Dans le procès-verbal de transaction, le syndicat et l’employeur ont convenu des montants dus au chapitre des cotisations au régime de santé et de bien-être, des cotisations au régime de retraite, des indemnités de cessation d’emploi et des indemnités de congé annuel. Il a également été convenu que l’employeur effectuerait tous les paiements requis. Cependant, le syndicat soutenait que l’article 4 de la Loi de 2000 sur les normes d’emploi (la « LNE ») s’appliquait en l’espèce.

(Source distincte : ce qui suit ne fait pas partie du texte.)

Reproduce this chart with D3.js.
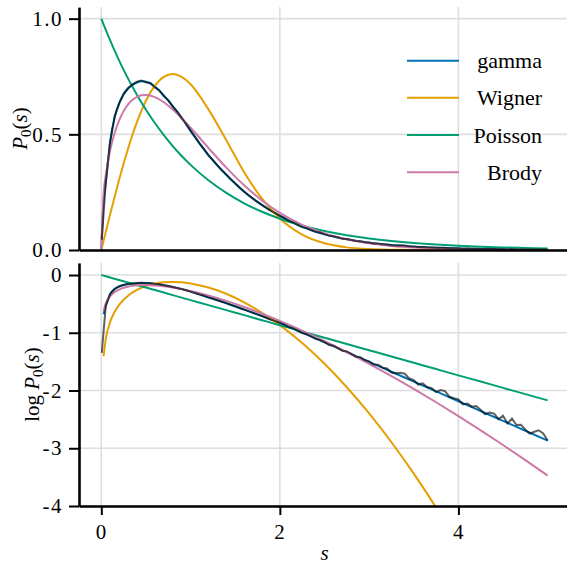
<!DOCTYPE html>
<html>
<head>
<meta charset="utf-8">
<script src="https://cdn.jsdelivr.net/npm/d3@7"></script>
<style>
  body { margin: 0; background: #fff; }
  .grid line { stroke: #dedede; stroke-width: 1.6; }
  .axis path, .axis line { stroke: #000; }
  .axis path { stroke-width: 2.6; }
  .axis line { stroke-width: 2; }
  .curve { fill: none; stroke-width: 2; }
</style>
</head>
<body>
<svg id="chart" width="567" height="566"></svg>
<script>
// s grid for the fitted curves
var curveS = [0, 0.025, 0.05, 0.1, 0.15, 0.2, 0.25, 0.3, 0.35, 0.4, 0.45, 0.5, 0.6, 0.7, 0.8, 0.9, 1.0,
              1.2, 1.4, 1.6, 1.8, 2.0, 2.25, 2.5, 2.75, 3.0, 3.25, 3.5, 3.75, 4.0, 4.25, 4.5, 4.75, 5.0];

var gammaP = [0, 0.21, 0.29, 0.47, 0.575, 0.635, 0.672, 0.698, 0.714, 0.724, 0.729, 0.727, 0.707, 0.668, 0.622, 0.572, 0.515,
              0.41, 0.325, 0.252, 0.194, 0.148, 0.1005, 0.0682, 0.0462, 0.0313, 0.0211, 0.01429, 0.00966, 0.00652, 0.00441, 0.00298, 0.00201, 0.00136];

var wignerP = [0, 0.03925, 0.07839, 0.1558, 0.2315, 0.3044, 0.3739, 0.4391, 0.4994, 0.5541, 0.6029, 0.6454, 0.7102, 0.7484, 0.7603, 0.7480, 0.7162,
               0.6080, 0.4746, 0.3365, 0.2219, 0.1358, 0.0663, 0.02899, 0.01138, 0.00401, 0.001271, 0.000364, 0.000094, 0.0000219, 0.0000046, 0.00000088, 0.00000015, 0.000000023];

var poissonP = [1, 0.9753, 0.9512, 0.9048, 0.8607, 0.8187, 0.7788, 0.7408, 0.7047, 0.6703, 0.6376, 0.6065, 0.5488, 0.4966, 0.4493, 0.4066, 0.3679,
                0.3012, 0.2466, 0.2019, 0.1653, 0.1353, 0.1054, 0.0821, 0.0639, 0.0498, 0.0388, 0.0302, 0.0235, 0.0183, 0.0143, 0.0111, 0.00865, 0.00674];

var brodyP = [0, 0.2382, 0.3231, 0.4329, 0.5070, 0.5606, 0.6003, 0.6291, 0.6492, 0.6620, 0.6688, 0.6704, 0.6611, 0.6388, 0.6074, 0.5698, 0.5284,
              0.4411, 0.3562, 0.2797, 0.2143, 0.1606, 0.1089, 0.07177, 0.0461, 0.02891, 0.01773, 0.01064, 0.00626, 0.003614, 0.002046, 0.00114, 0.000623, 0.000336];

// measured histogram (first bin, then every 0.05)
var dataS = [0.005].concat(d3.range(1, 101).map(i => i * 0.05));
var dataP = [0.045,
  0.295, 0.472, 0.578, 0.633, 0.676, 0.700, 0.716, 0.728, 0.733, 0.725,
  0.722, 0.703, 0.690, 0.664, 0.648, 0.620, 0.598, 0.570, 0.545, 0.516,
  0.489, 0.461, 0.437, 0.409, 0.389, 0.366, 0.345, 0.326, 0.306, 0.288,
  0.269, 0.253, 0.237, 0.222, 0.208, 0.195, 0.182, 0.170, 0.159, 0.148,
  0.1384, 0.1256, 0.1189, 0.1084, 0.0989, 0.0946, 0.0865, 0.0785, 0.0753, 0.0687,
  0.0621, 0.0598, 0.0543, 0.0489, 0.0476, 0.0431, 0.0385, 0.0379, 0.0337, 0.0320,
  0.0281, 0.0279, 0.0249, 0.0241, 0.0205, 0.0199, 0.0202, 0.0195, 0.0161, 0.0152,
  0.0127, 0.0133, 0.0115, 0.0110, 0.00940, 0.01021, 0.00977, 0.00778, 0.00736, 0.00705,
  0.00574, 0.00596, 0.00526, 0.00540, 0.00460, 0.00388, 0.00417, 0.00399, 0.00321, 0.00366,
  0.00269, 0.00327, 0.00252, 0.00255, 0.00210, 0.00179, 0.00193, 0.00205, 0.00181, 0.00136];

var seriesNames = ["gamma", "Wigner", "Poisson", "Brody"];
var seriesValues = [gammaP, wignerP, poissonP, brodyP];
var seriesColors = ["#0072B2", "#E69F00", "#009E73", "#CC79A7"];

var topTicks = [0, 0.5, 1.0];
var botTicks = [0, -1, -2, -3, -4];
var xTicks = [0, 2, 4];

var fontName = "Liberation Serif";
var svg = d3.select("#chart");

var x = d3.scaleLinear().domain([-0.25, 5.25]).range([79, 570]);
var yTop = d3.scaleLinear().domain([0, 1.05]).range([250, 7.1]);
var yBot = d3.scaleLinear().domain([-4, 0.21]).range([506, 262.9]);

var defs = svg.append("defs");
defs.append("clipPath").attr("id", "clipTop").append("rect")
  .attr("x", 79).attr("y", 7.1).attr("width", 491).attr("height", 250 - 7.1);
defs.append("clipPath").attr("id", "clipBot").append("rect")
  .attr("x", 79).attr("y", 262.9).attr("width", 491).attr("height", 506 - 262.9);

function panel(y, ticks, clipId, toY, valid) {
  var grid = svg.append("g").attr("class", "grid");
  grid.selectAll(".v").data(xTicks).enter().append("line")
    .attr("x1", d => x(d)).attr("x2", d => x(d))
    .attr("y1", y.range()[0]).attr("y2", y.range()[1]);
  grid.selectAll(".h").data(ticks).enter().append("line")
    .attr("x1", x.range()[0]).attr("x2", x.range()[1])
    .attr("y1", d => y(d)).attr("y2", d => y(d));

  var g = svg.append("g").attr("clip-path", "url(#" + clipId + ")");
  var line = d3.line()
    .defined(d => valid(d.p))
    .x(d => x(d.s)).y(d => y(toY(d.p)))
    .curve(d3.curveMonotoneX);

  seriesValues.forEach(function(vals, i) {
    var pts = curveS.map((s, j) => ({s: s, p: vals[j]}));
    g.append("path").attr("class", "curve")
      .attr("stroke", seriesColors[i])
      .attr("d", line(pts));
  });

  // histogram drawn last, semi-transparent black over the fits
  var dataLine = d3.line()
    .defined(d => valid(d.p))
    .x(d => x(d.s)).y(d => y(toY(d.p)));
  g.append("path").attr("class", "curve")
    .attr("stroke", "#000").attr("stroke-opacity", 0.62).attr("stroke-width", 1.6)
    .attr("d", dataLine(dataS.map((s, j) => ({s: s, p: dataP[j]}))));
}

panel(yTop, topTicks, "clipTop", p => p, p => p >= 0);
panel(yBot, botTicks, "clipBot", p => Math.log10(p), p => p > 0);

// axes
svg.append("g").attr("class", "axis").attr("transform", "translate(79,0)")
  .call(d3.axisLeft(yTop).tickValues(topTicks).tickFormat(d3.format(".1f")).tickSize(10).tickSizeOuter(0).tickPadding(6));
svg.append("g").attr("class", "axis").attr("transform", "translate(0,250)")
  .call(d3.axisBottom(x).tickValues([]).tickSizeOuter(0));
svg.append("g").attr("class", "axis").attr("transform", "translate(79,0)")
  .call(d3.axisLeft(yBot).tickValues(botTicks).tickFormat(d => String(d)).tickSize(10).tickSizeOuter(0).tickPadding(6));
svg.append("g").attr("class", "axis").attr("transform", "translate(0,506)")
  .call(d3.axisBottom(x).tickValues(xTicks).tickFormat(d => String(d)).tickSize(9).tickSizeOuter(0).tickPadding(9));

svg.selectAll(".axis").attr("font-family", fontName).attr("font-size", 21);
svg.selectAll(".axis text").attr("font-family", fontName).attr("letter-spacing", 1.5);

// axis labels
var lt = svg.append("text").attr("text-anchor", "middle")
  .attr("font-family", fontName).attr("font-size", 21)
  .attr("transform", "translate(27,128.5) rotate(-90)");
lt.append("tspan").attr("font-style", "italic").text("P");
lt.append("tspan").attr("font-size", 15).attr("dy", 4).text("0");
lt.append("tspan").attr("dy", -4).text("(");
lt.append("tspan").attr("font-style", "italic").text("s");
lt.append("tspan").text(")");

var lb = svg.append("text").attr("text-anchor", "middle")
  .attr("font-family", fontName).attr("font-size", 21)
  .attr("transform", "translate(39,384.5) rotate(-90)");
lb.append("tspan").text("log ");
lb.append("tspan").attr("font-style", "italic").text("P");
lb.append("tspan").attr("font-size", 15).attr("dy", 4).text("0");
lb.append("tspan").attr("dy", -4).text("(");
lb.append("tspan").attr("font-style", "italic").text("s");
lb.append("tspan").text(")");

svg.append("text").attr("x", x(2.5)).attr("y", 560).attr("text-anchor", "middle")
  .attr("font-family", fontName).attr("font-size", 21).attr("font-style", "italic").text("s");

// legend
var legend = svg.append("g");
var rowY = [60.7, 97.7, 135, 172.3];
seriesNames.forEach(function(name, i) {
  legend.append("line").attr("x1", 407).attr("x2", 459).attr("y1", rowY[i]).attr("y2", rowY[i])
    .attr("stroke", seriesColors[i]).attr("stroke-width", 2);
  legend.append("text").attr("x", 542).attr("y", rowY[i] + 7.5).attr("text-anchor", "end")
    .attr("font-family", fontName).attr("font-size", 22).text(name);
});
</script>
</body>
</html>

Aux termes de cet article, si l’employeur est incapable de faire les paiements requis, l’employeur et toute société à dénomination numérique liée à ce dernier devaient alors être considérés comme un seul employeur aux fins de l’application de la LNE. Selon le syndicat, l’employeur et la société à dénomination numérique étaient solidairement responsables des montants dus.

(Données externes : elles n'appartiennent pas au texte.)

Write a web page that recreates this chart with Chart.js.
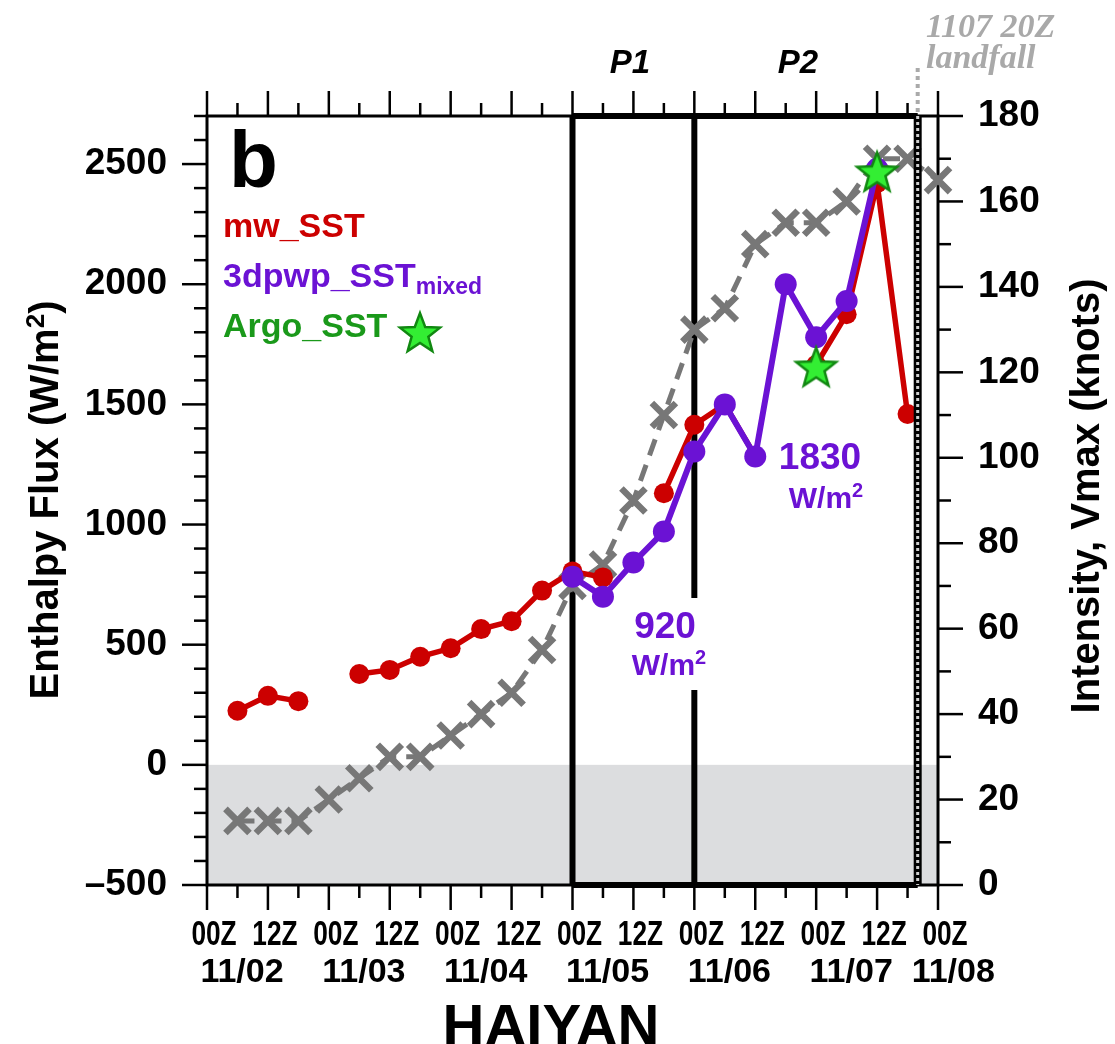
<!DOCTYPE html>
<html>
<head>
<meta charset="utf-8">
<script src="https://cdn.jsdelivr.net/npm/chart.js@4.4.0/dist/chart.umd.min.js"></script>
<style>
  body { margin: 0; background: #fff; }
</style>
</head>
<body>
<canvas id="fluxChart" width="1115" height="1044"></canvas>
<script>
// x = 6-hourly step, 0 = 11/02 00Z ... 24 = 11/08 00Z
const hourLabels = ["00Z","12Z","00Z","12Z","00Z","12Z","00Z","12Z","00Z","12Z","00Z","12Z","00Z"];
const dateLabels = ["11/02","11/03","11/04","11/05","11/06","11/07","11/08"];
const fluxTicks = [-500, 0, 500, 1000, 1500, 2000, 2500];
const vmaxTicks = [0, 20, 40, 60, 80, 100, 120, 140, 160, 180];

// enthalpy flux (W/m2)
const mwSST  = [null, 225, 287, 265, null, 378, 395, 450, 485, 565, 598, 725, 805, 780, null, 1130, 1415, 1500, 1285, null, 1665, 1875, 2420, 1460, null];
const pwpSST = [null, null, null, null, null, null, null, null, null, null, null, null, 783, 700, 842, 971, 1304, 1500, 1283, 2000, 1779, 1930, 2480, null, null];
const argoSST = [null, null, null, null, null, null, null, null, null, null, null, null, null, null, null, null, null, null, null, null, 1658, null, 2470, null, null];
// intensity (knots)
const vmax = [null, 15, 15, 15, 20, 25, 30, 30, 35, 40, 45, 55, 70, 75, 90, 110, 130, 135, 150, 155, 155, 160, 170, 170, 165];

const p1Start = 12, p2Start = 16, landfall = 23 + 1/3;

const RED = "#cc0000";
const PURPLE = "#6b12d4";
const GREEN_TXT = "#1a991a";
const GRAY = "#777777";
const FONT = "'Liberation Sans', Arial, sans-serif";

function toPoints(arr) {
  return arr.map((v, i) => ({x: i, y: v}));
}

function makeStar(r) {
  const c = document.createElement("canvas");
  const s = Math.ceil(r * 2 + 8);
  c.width = s; c.height = s;
  const g = c.getContext("2d");
  g.translate(s / 2, s / 2 + r * 0.1);
  g.beginPath();
  for (let k = 0; k < 10; k++) {
    const rad = k % 2 === 0 ? r : r * 0.42;
    const a = -Math.PI / 2 + k * Math.PI / 5;
    g.lineTo(rad * Math.cos(a), rad * Math.sin(a));
  }
  g.closePath();
  g.fillStyle = "#33ee33";
  g.fill();
  g.lineWidth = 2.5;
  g.strokeStyle = "#118811";
  g.stroke();
  return c;
}
const starImg = makeStar(21);

function drawRuns(ctx, runs, x, y, align) {
  let total = 0;
  runs.forEach(r => { ctx.font = r.font; r.w = ctx.measureText(r.text).width; total += r.w; });
  let cx = align === "center" ? x - total / 2 : (align === "right" ? x - total : x);
  ctx.textAlign = "left";
  runs.forEach(r => { ctx.font = r.font; ctx.fillText(r.text, cx, y + (r.dy || 0)); cx += r.w; });
}

function line(ctx, x1, y1, x2, y2) {
  ctx.beginPath();
  ctx.moveTo(x1, y1);
  ctx.lineTo(x2, y2);
  ctx.stroke();
}

const decorPlugin = {
  id: "decor",
  beforeDatasetsDraw(chart) {
    const {ctx, chartArea: a, scales: {x, y, y1}} = chart;
    ctx.save();
    // shading below zero flux
    const y0 = y.getPixelForValue(0);
    ctx.fillStyle = "#dcdddf";
    ctx.fillRect(a.left, y0, a.right - a.left, a.bottom - y0);

    // frame
    ctx.strokeStyle = "#000";
    ctx.lineWidth = 3;
    ctx.strokeRect(a.left, a.top, a.right - a.left, a.bottom - a.top);

    // tick marks
    ctx.lineWidth = 2.5;
    for (let v = -500; v <= 2700; v += 100) {
      const py = y.getPixelForValue(v);
      line(ctx, a.left, py, a.left - (v % 500 === 0 ? 25 : 13), py);
    }
    for (let v = 0; v <= 180; v += 10) {
      const py = y1.getPixelForValue(v);
      line(ctx, a.right, py, a.right + (v % 20 === 0 ? 25 : 13), py);
    }
    for (let s = 0; s <= 24; s++) {
      const px = x.getPixelForValue(s);
      const len = s % 2 === 0 ? 25 : 13;
      line(ctx, px, a.bottom, px, a.bottom + len);
      line(ctx, px, a.top, px, a.top - len);
    }

    // P1 / P2 boxes
    const xp1 = x.getPixelForValue(p1Start);
    const xp2 = x.getPixelForValue(p2Start);
    const xl = x.getPixelForValue(landfall);
    ctx.lineWidth = 6;
    line(ctx, xp1, a.top, xl, a.top);
    line(ctx, xp1, a.bottom, xl, a.bottom);
    line(ctx, xp1, a.top, xp1, a.bottom);
    line(ctx, xp2, a.top, xp2, a.bottom);

    // white box behind the 920 label
    ctx.fillStyle = "#fff";
    ctx.fillRect(xp2 - 70, 598, 88, 92);
    ctx.restore();
  },
  afterDatasetsDraw(chart) {
    const {ctx, chartArea: a, scales: {x}} = chart;
    const xl = x.getPixelForValue(landfall);
    ctx.save();
    ctx.strokeStyle = "#000";
    ctx.lineWidth = 8;
    line(ctx, xl, a.top, xl, a.bottom);
    ctx.strokeStyle = "#d0d0d0";
    ctx.lineWidth = 3;
    ctx.setLineDash([3, 3]);
    line(ctx, xl, a.top, xl, a.bottom);
    ctx.strokeStyle = "#aaaaaa";
    ctx.lineWidth = 4;
    ctx.setLineDash([4, 4]);
    line(ctx, xl, 68, xl, a.top);
    ctx.restore();
  },
  afterDraw(chart) {
    const {ctx, chartArea: a, scales: {x}} = chart;
    ctx.save();
    ctx.fillStyle = "#000";
    ctx.textBaseline = "alphabetic";

    // x tick labels (condensed)
    ctx.font = "bold 35px " + FONT;
    ctx.textAlign = "center";
    hourLabels.forEach((t, k) => {
      ctx.save();
      ctx.translate(x.getPixelForValue(k * 2) + 7, 945);
      ctx.scale(0.75, 1);
      ctx.fillText(t, 0, 0);
      ctx.restore();
    });
    ctx.font = "bold 34px " + FONT;
    dateLabels.forEach((t, k) => {
      const s = k < dateLabels.length - 1 ? k * 4 + 1.15 : 24.5;
      ctx.fillText(t, x.getPixelForValue(s), 982);
    });

    // axis titles
    ctx.font = "bold 58px " + FONT;
    ctx.fillText("HAIYAN", 551, 1045);

    ctx.save();
    ctx.translate(44, 500);
    ctx.rotate(-Math.PI / 2);
    drawRuns(ctx, [
      {text: "Enthalpy Flux (W/m", font: "bold 40px " + FONT},
      {text: "2", font: "bold 26px " + FONT, dy: -14},
      {text: ")", font: "bold 40px " + FONT}
    ], 0, 14, "center");
    ctx.restore();

    ctx.save();
    ctx.translate(1085, 496);
    ctx.rotate(-Math.PI / 2);
    ctx.font = "bold 40px " + FONT;
    ctx.textAlign = "center";
    ctx.fillText("Intensity, Vmax (knots)", 0, 14);
    ctx.restore();

    // panel letter and legend
    ctx.textAlign = "left";
    ctx.font = "bold 80px " + FONT;
    ctx.fillText("b", 229, 187);
    ctx.fillStyle = RED;
    ctx.font = "bold 34px " + FONT;
    ctx.fillText("mw_SST", 223, 237);
    ctx.fillStyle = PURPLE;
    drawRuns(ctx, [
      {text: "3dpwp_SST", font: "bold 34px " + FONT},
      {text: "mixed", font: "bold 23px " + FONT, dy: 7}
    ], 223, 287, "left");
    ctx.fillStyle = GREEN_TXT;
    ctx.font = "bold 34px " + FONT;
    ctx.fillText("Argo_SST", 223, 337);
    ctx.drawImage(starImg, 420 - starImg.width / 2, 332 - starImg.height / 2);

    // period labels
    ctx.fillStyle = "#000";
    ctx.textAlign = "center";
    ctx.font = "italic bold 33px " + FONT;
    ctx.fillText("P1", 630, 73);
    ctx.fillText("P2", 798, 73);

    // landfall label
    ctx.fillStyle = "#a9a9a9";
    ctx.textAlign = "left";
    ctx.font = "italic bold 34px 'Liberation Serif', serif";
    ctx.fillText("1107 20Z", 926, 37);
    ctx.fillText("landfall", 926, 68);

    // flux annotations
    ctx.fillStyle = PURPLE;
    ctx.textAlign = "center";
    ctx.font = "bold 37px " + FONT;
    ctx.fillText("920", 665, 638);
    ctx.fillText("1830", 820, 469);
    drawRuns(ctx, [
      {text: "W/m", font: "bold 30px " + FONT},
      {text: "2", font: "bold 20px " + FONT, dy: -11}
    ], 669, 675, "center");
    drawRuns(ctx, [
      {text: "W/m", font: "bold 30px " + FONT},
      {text: "2", font: "bold 20px " + FONT, dy: -11}
    ], 826, 508, "center");
    ctx.restore();
  }
};

const tickFont = {family: "Liberation Sans", size: 37, weight: "bold"};

new Chart(document.getElementById("fluxChart").getContext("2d"), {
  type: "line",
  data: {
    datasets: [
      {
        label: "Argo_SST",
        data: toPoints(argoSST),
        yAxisID: "y",
        showLine: false,
        pointStyle: starImg,
        pointRadius: 20,
        order: 0
      },
      {
        label: "3dpwp_SST_mixed",
        data: toPoints(pwpSST),
        yAxisID: "y",
        borderColor: PURPLE,
        backgroundColor: PURPLE,
        borderWidth: 6,
        pointRadius: 11,
        pointBorderWidth: 0,
        pointBackgroundColor: PURPLE,
        order: 1
      },
      {
        label: "mw_SST",
        data: toPoints(mwSST),
        yAxisID: "y",
        borderColor: RED,
        backgroundColor: RED,
        borderWidth: 5.5,
        pointRadius: 10,
        pointBorderWidth: 0,
        pointBackgroundColor: RED,
        order: 2
      },
      {
        label: "Vmax",
        data: toPoints(vmax),
        yAxisID: "y1",
        borderColor: GRAY,
        borderWidth: 5,
        borderDash: [17, 10],
        pointStyle: "crossRot",
        pointRadius: 17,
        pointBorderWidth: 6.5,
        pointBorderColor: GRAY,
        clip: 30,
        order: 3
      }
    ]
  },
  options: {
    responsive: false,
    animation: false,
    devicePixelRatio: 1,
    layout: {padding: {top: 116, bottom: 159, left: 0, right: 0}},
    plugins: {
      legend: {display: false},
      tooltip: {enabled: false}
    },
    scales: {
      x: {type: "linear", min: 0, max: 24, display: false},
      y: {
        position: "left",
        min: -500,
        max: 2700,
        afterFit: s => { s.width = 207; },
        afterBuildTicks: s => { s.ticks = fluxTicks.map(v => ({value: v})); },
        grid: {display: false, drawTicks: false},
        border: {display: false},
        ticks: {
          padding: 40,
          color: "#000",
          font: tickFont,
          callback: v => v < 0 ? "\u2013" + Math.abs(v) : String(v)
        }
      },
      y1: {
        position: "right",
        min: 0,
        max: 180,
        afterFit: s => { s.width = 177; },
        afterBuildTicks: s => { s.ticks = vmaxTicks.map(v => ({value: v})); },
        grid: {display: false, drawTicks: false},
        border: {display: false},
        ticks: {padding: 40, color: "#000", font: tickFont}
      }
    }
  },
  plugins: [decorPlugin]
});
</script>
</body>
</html>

Bien que l’arbitre ait ordonné à l’employeur d’effectuer tous les paiements mentionnés dans le procès-verbal de transaction, il a déterminé qu’il n’avait pas la compétence pour déclarer que l’employeur et la société à dénomination numérique liée à ce dernier devraient être traités comme un seul employeur aux fins de l’article 4 de la LNE. Il a donc renvoyé la question à la Commission des relations de travail de l’Ontario.

Sentence arbitrale de travail (Ontario)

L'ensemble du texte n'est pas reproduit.